One of our readers pointed me to yesterday’s Bloomberg article, “A Single Bet on Deutsche Bank’s Credit Default Swaps is Seen Behind Fridays Rout“, which makes the bold claim that a single CDS trade fuelled a global sell-off on Friday. So in today’s article I will take a look at what the data shows.
Under SEC regulations, Securities Based Swap Data Repositorys (SBSDRs), operated by DTCC and ICE, publicly disseminate OTC Credit Derivative trades on single-names traded by US persons. As US persons repreent the majority of trading activity in the market, we can use this data to get an insight into volumes and prices.
Clarus SBSDRView makes it simple to query and analyse this data.
Deutsche Bank CDS Trades
A quick instrument search allows me to find the name I am interested in.
And then search for trades in a date range, product and currency.
- Less than 10 trades a day up to 15th March
- A jump to 21 trades on 16th March
- Down to 8 trades on 17th March
- A jump to a high of 23 trades on 20th March
- (Recall Sunday 19th March was when Credit Suisse was taken over by UBS)
- Daily volumes remaining above 10 trades for the rest of the week
SEC public dissemination rules are consistent with FINRA TRACE for US Corporate Bonds, so trade sizes are only disclosed up to $5million gross notional (or equivalent in EUR of 4.6million). Let’s chart the split between capped and standard.
Showing Capped trade counts for trades above $5million and Standard as below $5million.
What stands out is the big jump in standard (smaller) trades from 20th March onwards, meaning interest and activity in trading this name.
Let’s now look at the data in gross notional terms.
Showing the even more pronunced jump on 16th March, with at least €100 million of gross notional and given that only €3million is from 1 standard trade and €94 million from 20 capped trades, the volume on this day would have been significantly higher as market particpants sought to buy or sell protection on Deutsche Bank.
Friday 24th March, the day highlighted in the Bloomberg article, in contrast has 9 standard trades totalling €22 million and 8 capped trades of €37 million.

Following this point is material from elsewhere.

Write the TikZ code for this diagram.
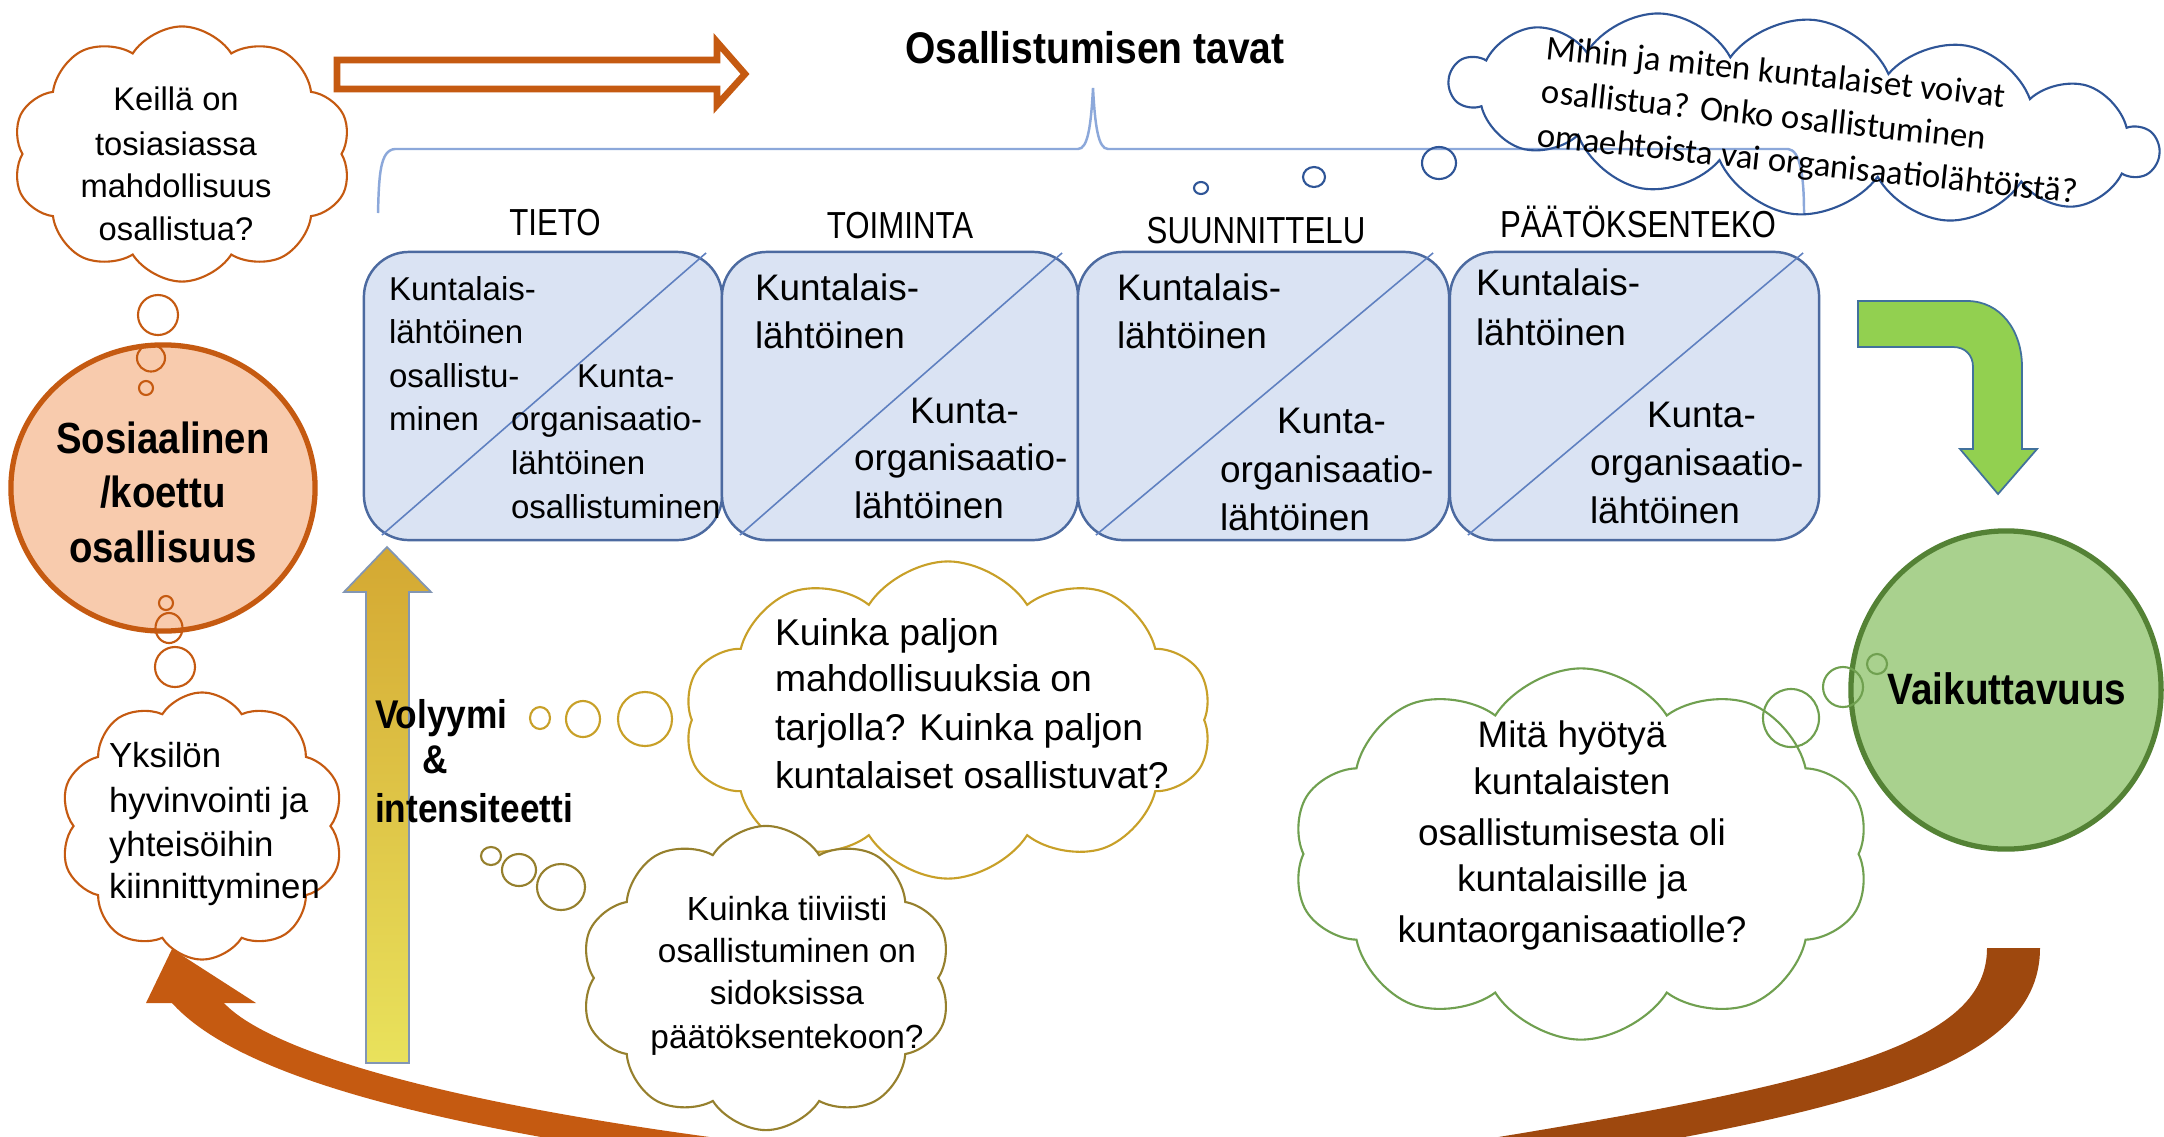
\documentclass[tikz,border=0pt]{standalone}
\usepackage{fontspec}
\setmainfont{Liberation Sans}
\newfontfamily\narrowfont{Liberation Sans}[FakeStretch=0.83]
\newfontfamily\boldnarrow{Liberation Sans}[FakeStretch=0.88]
\newfontfamily\calfont{Carlito}
\usetikzlibrary{shapes.geometric,shapes.symbols,calc}
\definecolor{boxfill}{RGB}{218,227,243}
\definecolor{boxdraw}{RGB}{76,106,160}
\definecolor{diagc}{RGB}{95,128,192}
\definecolor{bracec}{RGB}{140,168,218}
\definecolor{orng}{RGB}{197,90,17}
\definecolor{peach}{RGB}{248,203,173}
\definecolor{brownr}{RGB}{158,72,14}
\definecolor{goldA}{RGB}{200,160,40}
\definecolor{goldB}{RGB}{150,128,45}
\definecolor{grncl}{RGB}{112,160,80}
\definecolor{grnfill}{RGB}{169,209,142}
\definecolor{grndraw}{RGB}{84,130,53}
\definecolor{lime}{RGB}{146,208,80}
\definecolor{limedraw}{RGB}{65,113,156}
\definecolor{bluec}{RGB}{47,85,151}
\definecolor{yelA}{RGB}{212,168,50}
\definecolor{yelB}{RGB}{246,202,40}
\definecolor{yelC}{RGB}{233,226,92}
\definecolor{yeldraw}{RGB}{130,150,180}
\begin{document}
\begin{tikzpicture}[x=0.01cm,y=-0.01cm,
  every node/.style={inner sep=0pt, outer sep=0pt},
  ptbox/.style={draw=boxdraw, fill=boxfill, line width=0.7pt, rounded corners=0.45cm, minimum height=2.88cm},
  diag/.style={draw=diagc, line width=0.45pt},
  cl/.style={cloud, cloud puffs=10, cloud puff arc=115, cloud ignores aspect, line width=0.6pt, fill=white},
  bub/.style={ellipse, line width=0.6pt},
  bx/.style={font=\fontsize{10.5}{12.6}\selectfont, anchor=base west},
  bxs/.style={font=\fontsize{9.4}{11.3}\selectfont, anchor=base west},
  hd/.style={font=\narrowfont\fontsize{10.7}{12.8}\selectfont, anchor=base},
  bigb/.style={font=\boldnarrow\bfseries\fontsize{12.4}{15}\selectfont, anchor=base},
]
\useasboundingbox[fill=white] (0,0) rectangle (2164,1136);

% bottom curved arrows
\begin{scope}
\clip (0,0) rectangle (2164,1136);
\fill[brownr] (2040,948) .. controls (2040,1060) and (1880,1110) .. (1500,1168) -- (1480,1140) .. controls (1850,1080) and (1987,1040) .. (1987,948) -- cycle;
\fill[orng] (172,1003) .. controls (228,1065) and (380,1118) .. (700,1162) -- (780,1146) .. controls (440,1105) and (268,1050) .. (224,1003) -- cycle;
\fill[orng] (146,1003) -- (172,949) -- (256,1003) -- cycle;
\end{scope}

% brace
\draw[bracec, line width=0.7pt] (378,213) .. controls (379,175) and (380,150) .. (395,149) -- (1078,149) .. controls (1088,149) and (1091,125) .. (1093,88) .. controls (1095,125) and (1098,149) .. (1108,149) -- (1788,149) .. controls (1800,150) and (1804,175) .. (1804,213);

% title and headers
\node[bigb, font=\boldnarrow\bfseries\fontsize{12.6}{15}\selectfont] (title) at (1095,63) {Osallistumisen tavat};
\node[hd] (h1) at (555,235) {TIETO};
\node[hd] (h2) at (900,238) {TOIMINTA};
\node[hd] (h3) at (1256,243) {SUUNNITTELU};
\node[hd] (h4) at (1638,237) {PÄÄTÖKSENTEKO};

% boxes
\node[ptbox, minimum width=3.58cm] (bx1) at (543,396) {};
\draw[diag] ($(bx1.south west)+(18,-5)$) -- ($(bx1.north east)+(-16,1)$);
\node[ptbox, minimum width=3.56cm] (bx2) at (900,396) {};
\draw[diag] ($(bx2.south west)+(18,-5)$) -- ($(bx2.north east)+(-16,1)$);
\node[ptbox, minimum width=3.71cm] (bx3) at (1263.5,396) {};
\draw[diag] ($(bx3.south west)+(18,-5)$) -- ($(bx3.north east)+(-16,1)$);
\node[ptbox, minimum width=3.69cm] (bx4) at (1634.5,396) {};
\draw[diag] ($(bx4.south west)+(18,-5)$) -- ($(bx4.north east)+(-16,1)$);

% box texts
\foreach \t/\yy [count=\i] in {Kuntalais-/300, lähtöinen/343, osallistu-/387, minen/430}
  \node[bxs] (b1a\i) at (389,\yy) {\t};
\node[bxs] (b1b1) at (577,387) {Kunta-};
\foreach \t/\yy [count=\i] in {organisaatio-/430, lähtöinen/474, osallistuminen/518}
  \node[bxs] (b1c\i) at (511,\yy) {\t};

\node[bx] (b2a1) at (755,300) {Kuntalais-};
\node[bx] (b2a2) at (755,348) {lähtöinen};
\node[bx] (b2b1) at (910,423) {Kunta-};
\node[bx] (b2b2) at (854,470) {organisaatio-};
\node[bx] (b2b3) at (854,518) {lähtöinen};

\node[bx] (b3a1) at (1117,300) {Kuntalais-};
\node[bx] (b3a2) at (1117,348) {lähtöinen};
\node[bx] (b3b1) at (1277,433) {Kunta-};
\node[bx] (b3b2) at (1220,482) {organisaatio-};
\node[bx] (b3b3) at (1220,530) {lähtöinen};

\node[bx] (b4a1) at (1476,295) {Kuntalais-};
\node[bx] (b4a2) at (1476,345) {lähtöinen};
\node[bx] (b4b1) at (1647,427) {Kunta-};
\node[bx] (b4b2) at (1590,475) {organisaatio-};
\node[bx] (b4b3) at (1590,523) {lähtöinen};

% hollow orange arrow
\draw[orng, line width=1.9pt, fill=white, line join=miter] (337,60) -- (717,60) -- (717,42) -- (745,74) -- (717,105) -- (717,89) -- (337,89) -- cycle;

% ellipses
\node[ellipse, draw=orng, fill=peach, line width=1.5pt, minimum width=3.04cm, minimum height=2.86cm] (soc) at (163,488) {};
\node[bigb] (soc1) at (163,453) {Sosiaalinen};
\node[bigb] (soc2) at (163,507) {/koettu};
\node[bigb] (soc3) at (163,562) {osallisuus};

\node[ellipse, draw=grndraw, fill=grnfill, line width=1.5pt, minimum width=3.10cm, minimum height=3.18cm] (vai) at (2006,690) {};
\node[bigb, font=\boldnarrow\bfseries\fontsize{12.5}{15}\selectfont] (vait) at (2007,704) {Vaikuttavuus};

% cloud 1 (top left)
\node[cl, draw=orng, minimum width=3.39cm, minimum height=2.55cm] (c1) at (182,154) {};
\foreach \t/\yy [count=\i] in {Keillä on/110, tosiasiassa/155, mahdollisuus/197, osallistua?/240}
  \node[font=\fontsize{9.3}{11}\selectfont, anchor=base] (c1t\i) at (176,\yy) {\t};
\node[bub, draw=orng, minimum width=0.40cm, minimum height=0.40cm] (c1b1) at (158,315) {};
\node[bub, draw=orng, minimum width=0.28cm, minimum height=0.27cm] (c1b2) at (151,358) {};
\node[bub, draw=orng, minimum width=0.14cm, minimum height=0.14cm] (c1b3) at (146,388) {};

% cloud 2 (lower left)
\node[cl, draw=orng, minimum width=2.84cm, minimum height=2.67cm] (c2) at (202,826) {};
\foreach \t/\yy [count=\i] in {Yksilön/767, hyvinvointi ja/812, yhteisöihin/856, kiinnittyminen/898}
  \node[font=\fontsize{9.9}{12}\selectfont, anchor=base west] (c2t\i) at (109,\yy) {\t};
\node[bub, draw=orng, minimum width=0.14cm, minimum height=0.14cm] (c2b1) at (166,603) {};
\node[bub, draw=orng, minimum width=0.27cm, minimum height=0.30cm] (c2b2) at (169,628) {};
\node[bub, draw=orng, minimum width=0.40cm, minimum height=0.40cm] (c2b3) at (175,667) {};

% yellow arrow
\shade[top color=yelA, middle color=yelB, bottom color=yelC] (387,547) -- (431,592) -- (409,592) -- (409,1063) -- (366,1063) -- (366,592) -- (344,592) -- cycle;
\draw[yeldraw, line width=0.5pt] (387,547) -- (431,592) -- (409,592) -- (409,1063) -- (366,1063) -- (366,592) -- (344,592) -- cycle;
\node[bigb, font=\boldnarrow\bfseries\fontsize{11.4}{14}\selectfont, anchor=base west] (vol1) at (375,728) {Volyymi};
\node[bigb, font=\boldnarrow\bfseries\fontsize{11.4}{14}\selectfont, anchor=base west] (vol2) at (422,773) {\&};
\node[bigb, font=\boldnarrow\bfseries\fontsize{11.4}{14}\selectfont, anchor=base west] (vol3) at (375,822) {intensiteetti};

% gold cloud 3
\node[cl, draw=goldA, minimum width=5.28cm, minimum height=3.17cm] (c3) at (948,720) {};
\foreach \t/\yy [count=\i] in {Kuinka paljon/645, mahdollisuuksia on/691, tarjolla? Kuinka paljon/740, kuntalaiset osallistuvat?/788}
  \node[font=\fontsize{10.6}{13}\selectfont, anchor=base west] (c3t\i) at (775,\yy) {\t};
\node[bub, draw=goldA, minimum width=0.20cm, minimum height=0.22cm] (c3b1) at (540,718) {};
\node[bub, draw=goldA, minimum width=0.34cm, minimum height=0.36cm] (c3b2) at (583,719) {};
\node[bub, draw=goldA, minimum width=0.54cm, minimum height=0.54cm] (c3b3) at (645,719) {};

% gold cloud 4
\node[cl, draw=goldB, minimum width=3.71cm, minimum height=3.04cm] (c4) at (766,978) {};
\foreach \t/\yy [count=\i] in {Kuinka tiiviisti/920, osallistuminen on/962, sidoksissa/1004, päätöksentekoon?/1048}
  \node[font=\fontsize{9.5}{11.5}\selectfont, anchor=base] (c4t\i) at (787,\yy) {\t};
\node[bub, draw=goldB, minimum width=0.20cm, minimum height=0.18cm] (c4b1) at (491,856) {};
\node[bub, draw=goldB, minimum width=0.34cm, minimum height=0.32cm] (c4b2) at (519,870) {};
\node[bub, draw=goldB, minimum width=0.48cm, minimum height=0.46cm] (c4b3) at (561,887) {};

% green cloud 5
\node[cl, draw=grncl, minimum width=5.77cm, minimum height=3.71cm] (c5) at (1581,854) {};
\foreach \t/\yy [count=\i] in {Mitä hyötyä/747, kuntalaisten/794, osallistumisesta oli/845, kuntalaisille ja/891, kuntaorganisaatiolle?/942}
  \node[font=\fontsize{10.5}{12.6}\selectfont, anchor=base] (c5t\i) at (1572,\yy) {\t};
\node[bub, draw=grncl, minimum width=0.56cm, minimum height=0.58cm] (c5b1) at (1791,718) {};
\node[bub, draw=grncl, minimum width=0.40cm, minimum height=0.40cm] (c5b2) at (1843,687) {};
\node[bub, draw=grncl, minimum width=0.20cm, minimum height=0.20cm] (c5b3) at (1877,664) {};

% blue cloud 6
\node[cl, draw=bluec, fill=none, rotate=-6, cloud puffs=14, cloud puff arc=120, minimum width=7.1cm, minimum height=1.95cm] (c6) at (1804,117) {};
\node[font=\calfont\fontsize{9.9}{12.5}\selectfont, align=left, anchor=north west, rotate=-6] (c6t) at (1548,35) {Mihin ja miten kuntalaiset voivat\\osallistua? Onko osallistuminen\\omaehtoista vai organisaatiolähtöistä?};
\node[bub, draw=bluec, minimum width=0.14cm, minimum height=0.12cm] (c6b1) at (1201,188) {};
\node[bub, draw=bluec, minimum width=0.22cm, minimum height=0.20cm] (c6b2) at (1314,177) {};
\node[bub, draw=bluec, minimum width=0.34cm, minimum height=0.32cm] (c6b3) at (1439,163) {};

% green bent arrow
\filldraw[fill=lime, draw=limedraw, line width=0.5pt] (1858,301) -- (1967,301) .. controls (2000,301) and (2022,330) .. (2022,367) -- (2022,449) -- (2037,449) -- (1998,494) -- (1960,449) -- (1973,449) -- (1973,367) .. controls (1973,355) and (1965,347) .. (1953,347) -- (1858,347) -- cycle;
\end{tikzpicture}
\end{document}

Publicly disseminated information on these CDS trades, includes the common fields we have come to expect in US transparency e.g. execution time, product identifier, underlying asset id, maturity date, notional and price.
Unfortunately as Chris pointed out in his recent Credit Suisse & UBS Live Blog, the price information published is lacking.
For the 17 trades executed on 24th March, we see:
- All have a coupon of 1%
- 14 are 5Y (Jun-28), 2 are 2Y (Dec-24) and 1 is 18m (Jun-24)
- 11 have a cash amount in the Other Payment Amount field
- 6 have nothing in this field and no spread price either
In theory, I should be able to take the cash amount and convert to a running or upfront Credit Spread using the ISDA CDS Standard Model.
Unfortunately looking at the data, there are a lot of open questions, e.g. is the cash amount adjusted to the capped notional threshold of €4.6 million or not? A quick look shows a few standard 5Y trades with the cash amount as 0.17 of notional but the capped ones have much lower ratios of 0.05, 0.09 or 0.1, suggesting that the cash payment is not adjusted down for the disclosed notional.
Given more time, it may be possible to make sense of the price information, unfortunately I don’t have time before my publication deadline today. But why it is not correct and useful in the public data in the first place, is annoying.
The Single Bet
To isolate a trade that could have caused an abrupt move in the pricing of CDS Spreads on Deutsche Bank and knock-on effects on other markets, we would expect to see one or more large notional trades at prices much wider than other trades that day or prior days.
Given the capped notional rules of €4.6 million, we have 8 candidate trades that could be signficiantly larger than this notional, as it is unlikely that single trade close to this size would fuel a sell-off. For instance we have seen similar and high volumes on prior days, in particular 16th March.
To boot the lack of clean price information, means we cannot categorically spot a trade at a wider spread than others that day.
The mystery remains on which trade and did it really fuel a sell-off.
In times of uncertainity, there is a greater fear that someone knows more than you, which can fuel a tendency to overreact to reports of large trades. We cannot say if that happened in this case, one for journalists to corroborate with traders.
I would echo the sentiments of the Bloomberg article in that we need better transparency in single name CDS.
The SEC SBSDRs are very close in providing this with near real-time dissemination of key information on executed trades.
We just need a few improvements in data quality to get there.